- _PROBLEM TO SOLVE_
Copy the data below exactly, omitting any picture it contains.

- _INFORMATION PROVIDED_
- - -

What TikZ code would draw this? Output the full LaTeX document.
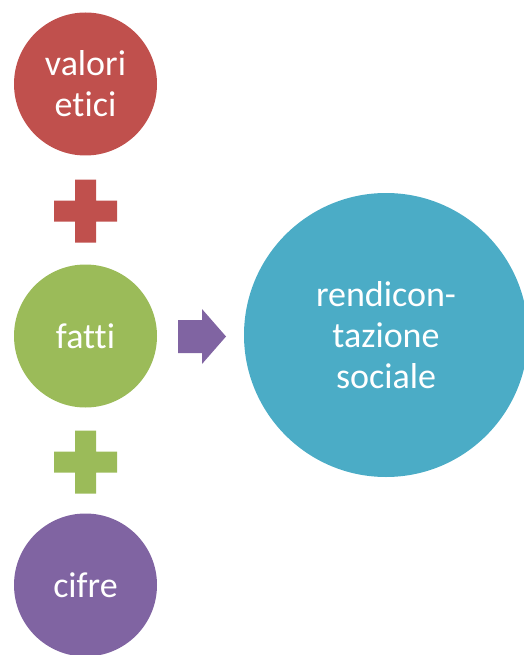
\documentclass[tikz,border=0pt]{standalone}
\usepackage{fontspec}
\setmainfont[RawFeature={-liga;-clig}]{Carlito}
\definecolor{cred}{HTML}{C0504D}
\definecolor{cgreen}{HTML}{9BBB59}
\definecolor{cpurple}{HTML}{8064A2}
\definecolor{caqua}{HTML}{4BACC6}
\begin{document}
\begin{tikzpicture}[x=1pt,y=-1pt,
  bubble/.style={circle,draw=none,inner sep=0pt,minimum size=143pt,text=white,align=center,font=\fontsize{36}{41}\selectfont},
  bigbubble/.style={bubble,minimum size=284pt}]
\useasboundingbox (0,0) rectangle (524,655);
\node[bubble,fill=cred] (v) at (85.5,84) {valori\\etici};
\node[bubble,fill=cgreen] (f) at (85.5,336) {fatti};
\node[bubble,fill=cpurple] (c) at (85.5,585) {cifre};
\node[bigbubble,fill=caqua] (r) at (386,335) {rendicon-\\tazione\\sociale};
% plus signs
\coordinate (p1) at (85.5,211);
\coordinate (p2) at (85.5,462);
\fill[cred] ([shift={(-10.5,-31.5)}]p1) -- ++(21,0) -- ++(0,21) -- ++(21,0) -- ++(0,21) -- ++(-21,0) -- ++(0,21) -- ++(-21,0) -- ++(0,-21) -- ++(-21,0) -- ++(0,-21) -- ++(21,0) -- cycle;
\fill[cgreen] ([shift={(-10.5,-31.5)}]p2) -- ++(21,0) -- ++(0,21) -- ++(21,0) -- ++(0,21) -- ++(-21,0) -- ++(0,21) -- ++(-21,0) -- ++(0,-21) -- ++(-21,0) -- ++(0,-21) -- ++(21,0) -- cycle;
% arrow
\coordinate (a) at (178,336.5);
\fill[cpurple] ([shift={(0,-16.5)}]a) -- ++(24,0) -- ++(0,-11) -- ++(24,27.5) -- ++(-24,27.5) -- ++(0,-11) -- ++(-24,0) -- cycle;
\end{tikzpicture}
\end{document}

- - -

- _COMPLETED EXERCISE_
What TikZ code would draw this? Output the full LaTeX document.
\documentclass[tikz,border=0pt]{standalone}
\usepackage{fontspec}
\setmainfont[RawFeature={-liga;-clig}]{Carlito}
\definecolor{cred}{HTML}{C0504D}
\definecolor{cgreen}{HTML}{9BBB59}
\definecolor{cpurple}{HTML}{8064A2}
\definecolor{caqua}{HTML}{4BACC6}
\begin{document}
\begin{tikzpicture}[x=1pt,y=-1pt,
  bubble/.style={circle,draw=none,inner sep=0pt,minimum size=143pt,text=white,align=center,font=\fontsize{36}{41}\selectfont},
  bigbubble/.style={bubble,minimum size=284pt}]
\useasboundingbox (0,0) rectangle (524,655);
\node[bubble,fill=cred] (v) at (85.5,84) {valori\\etici};
\node[bubble,fill=cgreen] (f) at (85.5,336) {fatti};
\node[bubble,fill=cpurple] (c) at (85.5,585) {cifre};
\node[bigbubble,fill=caqua] (r) at (386,335) {rendicon-\\tazione\\sociale};
% plus signs
\coordinate (p1) at (85.5,211);
\coordinate (p2) at (85.5,462);
\fill[cred] ([shift={(-10.5,-31.5)}]p1) -- ++(21,0) -- ++(0,21) -- ++(21,0) -- ++(0,21) -- ++(-21,0) -- ++(0,21) -- ++(-21,0) -- ++(0,-21) -- ++(-21,0) -- ++(0,-21) -- ++(21,0) -- cycle;
\fill[cgreen] ([shift={(-10.5,-31.5)}]p2) -- ++(21,0) -- ++(0,21) -- ++(21,0) -- ++(0,21) -- ++(-21,0) -- ++(0,21) -- ++(-21,0) -- ++(0,-21) -- ++(-21,0) -- ++(0,-21) -- ++(21,0) -- cycle;
% arrow
\coordinate (a) at (178,336.5);
\fill[cpurple] ([shift={(0,-16.5)}]a) -- ++(24,0) -- ++(0,-11) -- ++(24,27.5) -- ++(-24,27.5) -- ++(0,-11) -- ++(-24,0) -- cycle;
\end{tikzpicture}
\end{document}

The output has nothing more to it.